─── Supplied information
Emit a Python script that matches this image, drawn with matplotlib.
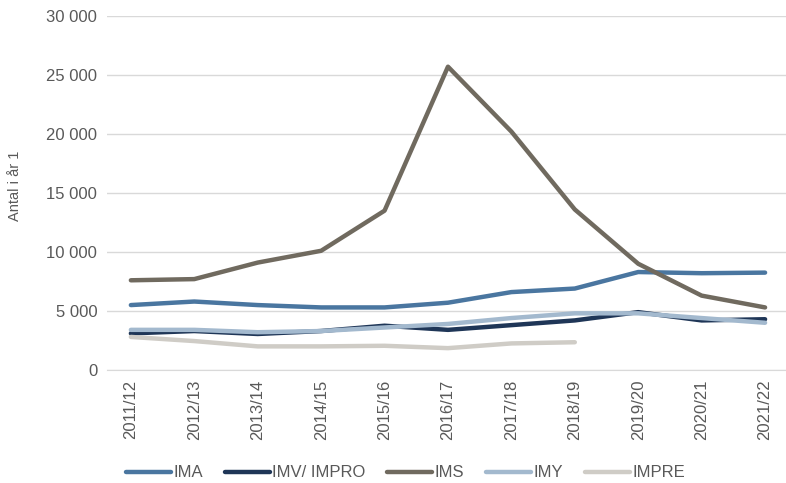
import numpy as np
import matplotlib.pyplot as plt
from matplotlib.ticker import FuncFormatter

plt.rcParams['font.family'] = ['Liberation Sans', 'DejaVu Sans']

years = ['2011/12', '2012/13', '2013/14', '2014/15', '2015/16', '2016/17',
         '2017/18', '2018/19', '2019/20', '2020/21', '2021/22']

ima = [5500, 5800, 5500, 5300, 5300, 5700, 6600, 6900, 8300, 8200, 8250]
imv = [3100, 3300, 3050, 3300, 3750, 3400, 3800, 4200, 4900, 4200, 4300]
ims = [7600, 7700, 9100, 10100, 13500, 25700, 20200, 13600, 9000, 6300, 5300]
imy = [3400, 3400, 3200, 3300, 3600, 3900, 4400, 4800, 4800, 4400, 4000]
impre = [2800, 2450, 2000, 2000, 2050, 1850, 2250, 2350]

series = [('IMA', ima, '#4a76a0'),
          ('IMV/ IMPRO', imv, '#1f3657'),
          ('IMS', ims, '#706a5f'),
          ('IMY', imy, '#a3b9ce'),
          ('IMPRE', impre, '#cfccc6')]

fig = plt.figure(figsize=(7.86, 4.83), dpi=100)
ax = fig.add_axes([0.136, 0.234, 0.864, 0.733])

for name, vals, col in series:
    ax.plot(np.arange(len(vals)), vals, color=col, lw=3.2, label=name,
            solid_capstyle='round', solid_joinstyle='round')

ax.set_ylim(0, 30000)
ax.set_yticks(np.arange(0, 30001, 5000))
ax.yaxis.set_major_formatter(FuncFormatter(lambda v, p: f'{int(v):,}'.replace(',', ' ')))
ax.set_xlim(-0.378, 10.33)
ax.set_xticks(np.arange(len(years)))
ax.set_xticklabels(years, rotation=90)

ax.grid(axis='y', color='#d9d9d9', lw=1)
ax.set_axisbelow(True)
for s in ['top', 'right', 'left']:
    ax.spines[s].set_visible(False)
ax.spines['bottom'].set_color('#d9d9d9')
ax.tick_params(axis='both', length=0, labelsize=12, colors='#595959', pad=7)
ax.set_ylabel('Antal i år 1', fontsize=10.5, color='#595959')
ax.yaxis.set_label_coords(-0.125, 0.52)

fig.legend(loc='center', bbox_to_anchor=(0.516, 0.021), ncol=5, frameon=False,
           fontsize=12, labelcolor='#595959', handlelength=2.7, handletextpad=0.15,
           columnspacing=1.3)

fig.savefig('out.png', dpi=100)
──────
• [Requirement] From the listing, extract all text exactly as given and drop any picture.

• [Task output]
Emit a Python script that matches this image, drawn with matplotlib.
import numpy as np
import matplotlib.pyplot as plt
from matplotlib.ticker import FuncFormatter

plt.rcParams['font.family'] = ['Liberation Sans', 'DejaVu Sans']

years = ['2011/12', '2012/13', '2013/14', '2014/15', '2015/16', '2016/17',
         '2017/18', '2018/19', '2019/20', '2020/21', '2021/22']

ima = [5500, 5800, 5500, 5300, 5300, 5700, 6600, 6900, 8300, 8200, 8250]
imv = [3100, 3300, 3050, 3300, 3750, 3400, 3800, 4200, 4900, 4200, 4300]
ims = [7600, 7700, 9100, 10100, 13500, 25700, 20200, 13600, 9000, 6300, 5300]
imy = [3400, 3400, 3200, 3300, 3600, 3900, 4400, 4800, 4800, 4400, 4000]
impre = [2800, 2450, 2000, 2000, 2050, 1850, 2250, 2350]

series = [('IMA', ima, '#4a76a0'),
          ('IMV/ IMPRO', imv, '#1f3657'),
          ('IMS', ims, '#706a5f'),
          ('IMY', imy, '#a3b9ce'),
          ('IMPRE', impre, '#cfccc6')]

fig = plt.figure(figsize=(7.86, 4.83), dpi=100)
ax = fig.add_axes([0.136, 0.234, 0.864, 0.733])

for name, vals, col in series:
    ax.plot(np.arange(len(vals)), vals, color=col, lw=3.2, label=name,
            solid_capstyle='round', solid_joinstyle='round')

ax.set_ylim(0, 30000)
ax.set_yticks(np.arange(0, 30001, 5000))
ax.yaxis.set_major_formatter(FuncFormatter(lambda v, p: f'{int(v):,}'.replace(',', ' ')))
ax.set_xlim(-0.378, 10.33)
ax.set_xticks(np.arange(len(years)))
ax.set_xticklabels(years, rotation=90)

ax.grid(axis='y', color='#d9d9d9', lw=1)
ax.set_axisbelow(True)
for s in ['top', 'right', 'left']:
    ax.spines[s].set_visible(False)
ax.spines['bottom'].set_color('#d9d9d9')
ax.tick_params(axis='both', length=0, labelsize=12, colors='#595959', pad=7)
ax.set_ylabel('Antal i år 1', fontsize=10.5, color='#595959')
ax.yaxis.set_label_coords(-0.125, 0.52)

fig.legend(loc='center', bbox_to_anchor=(0.516, 0.021), ncol=5, frameon=False,
           fontsize=12, labelcolor='#595959', handlelength=2.7, handletextpad=0.15,
           columnspacing=1.3)

fig.savefig('out.png', dpi=100)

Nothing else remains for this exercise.